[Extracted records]
— START —
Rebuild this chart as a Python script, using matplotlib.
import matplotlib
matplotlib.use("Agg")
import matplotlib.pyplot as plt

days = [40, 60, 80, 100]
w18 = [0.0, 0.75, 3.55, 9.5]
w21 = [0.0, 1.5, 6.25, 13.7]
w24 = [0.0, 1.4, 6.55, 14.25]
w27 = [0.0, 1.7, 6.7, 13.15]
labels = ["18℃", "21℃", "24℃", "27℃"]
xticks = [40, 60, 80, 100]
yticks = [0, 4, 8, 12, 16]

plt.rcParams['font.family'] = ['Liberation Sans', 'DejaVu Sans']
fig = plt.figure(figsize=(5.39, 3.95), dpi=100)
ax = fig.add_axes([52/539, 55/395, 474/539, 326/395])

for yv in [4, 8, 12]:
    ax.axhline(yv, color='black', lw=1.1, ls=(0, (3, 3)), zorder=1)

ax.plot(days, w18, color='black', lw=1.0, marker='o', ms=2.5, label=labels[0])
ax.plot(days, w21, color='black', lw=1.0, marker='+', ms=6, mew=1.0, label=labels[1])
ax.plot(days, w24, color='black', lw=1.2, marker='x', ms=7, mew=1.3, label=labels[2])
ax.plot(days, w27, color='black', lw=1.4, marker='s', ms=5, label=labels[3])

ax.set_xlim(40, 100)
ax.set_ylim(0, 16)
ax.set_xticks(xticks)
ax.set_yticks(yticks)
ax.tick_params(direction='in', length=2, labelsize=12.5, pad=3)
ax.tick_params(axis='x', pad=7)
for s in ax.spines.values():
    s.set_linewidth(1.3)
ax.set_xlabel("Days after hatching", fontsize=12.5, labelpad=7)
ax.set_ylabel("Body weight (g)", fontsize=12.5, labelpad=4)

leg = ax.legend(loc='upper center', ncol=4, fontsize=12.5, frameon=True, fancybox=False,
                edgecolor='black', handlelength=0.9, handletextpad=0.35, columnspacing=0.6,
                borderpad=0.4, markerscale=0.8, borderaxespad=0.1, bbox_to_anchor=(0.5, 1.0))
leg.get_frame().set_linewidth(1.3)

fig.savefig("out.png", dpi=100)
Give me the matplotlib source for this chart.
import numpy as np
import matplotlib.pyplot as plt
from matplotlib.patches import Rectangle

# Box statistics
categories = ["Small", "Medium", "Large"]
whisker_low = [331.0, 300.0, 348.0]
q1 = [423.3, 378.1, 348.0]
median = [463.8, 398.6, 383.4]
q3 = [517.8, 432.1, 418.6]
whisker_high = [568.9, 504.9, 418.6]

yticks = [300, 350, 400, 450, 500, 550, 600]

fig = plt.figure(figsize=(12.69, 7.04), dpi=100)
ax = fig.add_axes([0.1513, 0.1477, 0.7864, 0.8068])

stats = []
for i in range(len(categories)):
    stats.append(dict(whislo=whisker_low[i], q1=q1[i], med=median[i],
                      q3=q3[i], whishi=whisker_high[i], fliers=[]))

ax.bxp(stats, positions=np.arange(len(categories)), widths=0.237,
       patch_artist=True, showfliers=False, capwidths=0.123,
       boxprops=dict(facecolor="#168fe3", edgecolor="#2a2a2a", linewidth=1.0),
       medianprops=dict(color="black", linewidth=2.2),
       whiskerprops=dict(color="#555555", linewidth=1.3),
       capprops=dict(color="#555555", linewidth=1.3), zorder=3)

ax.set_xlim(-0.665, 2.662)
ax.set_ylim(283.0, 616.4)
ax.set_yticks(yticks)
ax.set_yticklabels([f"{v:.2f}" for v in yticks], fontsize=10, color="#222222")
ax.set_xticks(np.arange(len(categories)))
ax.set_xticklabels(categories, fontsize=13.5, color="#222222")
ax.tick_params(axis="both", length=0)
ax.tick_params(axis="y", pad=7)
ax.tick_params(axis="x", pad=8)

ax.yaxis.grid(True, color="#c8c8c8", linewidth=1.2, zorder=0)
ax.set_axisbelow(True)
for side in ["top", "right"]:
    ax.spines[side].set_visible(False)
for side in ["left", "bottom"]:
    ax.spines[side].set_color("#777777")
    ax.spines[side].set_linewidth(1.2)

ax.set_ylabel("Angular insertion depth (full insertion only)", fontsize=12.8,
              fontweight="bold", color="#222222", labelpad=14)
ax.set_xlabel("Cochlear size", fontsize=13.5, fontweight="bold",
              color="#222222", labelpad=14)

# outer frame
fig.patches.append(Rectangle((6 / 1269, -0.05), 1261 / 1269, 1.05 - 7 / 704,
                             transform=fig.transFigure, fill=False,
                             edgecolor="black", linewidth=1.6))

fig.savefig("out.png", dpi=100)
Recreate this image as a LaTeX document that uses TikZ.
— END —
> _What is expected_
Copy the data above in full, character for character.

> _Exercise response_
Rebuild this chart as a Python script, using matplotlib.
import matplotlib
matplotlib.use("Agg")
import matplotlib.pyplot as plt

days = [40, 60, 80, 100]
w18 = [0.0, 0.75, 3.55, 9.5]
w21 = [0.0, 1.5, 6.25, 13.7]
w24 = [0.0, 1.4, 6.55, 14.25]
w27 = [0.0, 1.7, 6.7, 13.15]
labels = ["18℃", "21℃", "24℃", "27℃"]
xticks = [40, 60, 80, 100]
yticks = [0, 4, 8, 12, 16]

plt.rcParams['font.family'] = ['Liberation Sans', 'DejaVu Sans']
fig = plt.figure(figsize=(5.39, 3.95), dpi=100)
ax = fig.add_axes([52/539, 55/395, 474/539, 326/395])

for yv in [4, 8, 12]:
    ax.axhline(yv, color='black', lw=1.1, ls=(0, (3, 3)), zorder=1)

ax.plot(days, w18, color='black', lw=1.0, marker='o', ms=2.5, label=labels[0])
ax.plot(days, w21, color='black', lw=1.0, marker='+', ms=6, mew=1.0, label=labels[1])
ax.plot(days, w24, color='black', lw=1.2, marker='x', ms=7, mew=1.3, label=labels[2])
ax.plot(days, w27, color='black', lw=1.4, marker='s', ms=5, label=labels[3])

ax.set_xlim(40, 100)
ax.set_ylim(0, 16)
ax.set_xticks(xticks)
ax.set_yticks(yticks)
ax.tick_params(direction='in', length=2, labelsize=12.5, pad=3)
ax.tick_params(axis='x', pad=7)
for s in ax.spines.values():
    s.set_linewidth(1.3)
ax.set_xlabel("Days after hatching", fontsize=12.5, labelpad=7)
ax.set_ylabel("Body weight (g)", fontsize=12.5, labelpad=4)

leg = ax.legend(loc='upper center', ncol=4, fontsize=12.5, frameon=True, fancybox=False,
                edgecolor='black', handlelength=0.9, handletextpad=0.35, columnspacing=0.6,
                borderpad=0.4, markerscale=0.8, borderaxespad=0.1, bbox_to_anchor=(0.5, 1.0))
leg.get_frame().set_linewidth(1.3)

fig.savefig("out.png", dpi=100)
Give me the matplotlib source for this chart.
import numpy as np
import matplotlib.pyplot as plt
from matplotlib.patches import Rectangle

# Box statistics
categories = ["Small", "Medium", "Large"]
whisker_low = [331.0, 300.0, 348.0]
q1 = [423.3, 378.1, 348.0]
median = [463.8, 398.6, 383.4]
q3 = [517.8, 432.1, 418.6]
whisker_high = [568.9, 504.9, 418.6]

yticks = [300, 350, 400, 450, 500, 550, 600]

fig = plt.figure(figsize=(12.69, 7.04), dpi=100)
ax = fig.add_axes([0.1513, 0.1477, 0.7864, 0.8068])

stats = []
for i in range(len(categories)):
    stats.append(dict(whislo=whisker_low[i], q1=q1[i], med=median[i],
                      q3=q3[i], whishi=whisker_high[i], fliers=[]))

ax.bxp(stats, positions=np.arange(len(categories)), widths=0.237,
       patch_artist=True, showfliers=False, capwidths=0.123,
       boxprops=dict(facecolor="#168fe3", edgecolor="#2a2a2a", linewidth=1.0),
       medianprops=dict(color="black", linewidth=2.2),
       whiskerprops=dict(color="#555555", linewidth=1.3),
       capprops=dict(color="#555555", linewidth=1.3), zorder=3)

ax.set_xlim(-0.665, 2.662)
ax.set_ylim(283.0, 616.4)
ax.set_yticks(yticks)
ax.set_yticklabels([f"{v:.2f}" for v in yticks], fontsize=10, color="#222222")
ax.set_xticks(np.arange(len(categories)))
ax.set_xticklabels(categories, fontsize=13.5, color="#222222")
ax.tick_params(axis="both", length=0)
ax.tick_params(axis="y", pad=7)
ax.tick_params(axis="x", pad=8)

ax.yaxis.grid(True, color="#c8c8c8", linewidth=1.2, zorder=0)
ax.set_axisbelow(True)
for side in ["top", "right"]:
    ax.spines[side].set_visible(False)
for side in ["left", "bottom"]:
    ax.spines[side].set_color("#777777")
    ax.spines[side].set_linewidth(1.2)

ax.set_ylabel("Angular insertion depth (full insertion only)", fontsize=12.8,
              fontweight="bold", color="#222222", labelpad=14)
ax.set_xlabel("Cochlear size", fontsize=13.5, fontweight="bold",
              color="#222222", labelpad=14)

# outer frame
fig.patches.append(Rectangle((6 / 1269, -0.05), 1261 / 1269, 1.05 - 7 / 704,
                             transform=fig.transFigure, fill=False,
                             edgecolor="black", linewidth=1.6))

fig.savefig("out.png", dpi=100)
Recreate this image as a LaTeX document that uses TikZ.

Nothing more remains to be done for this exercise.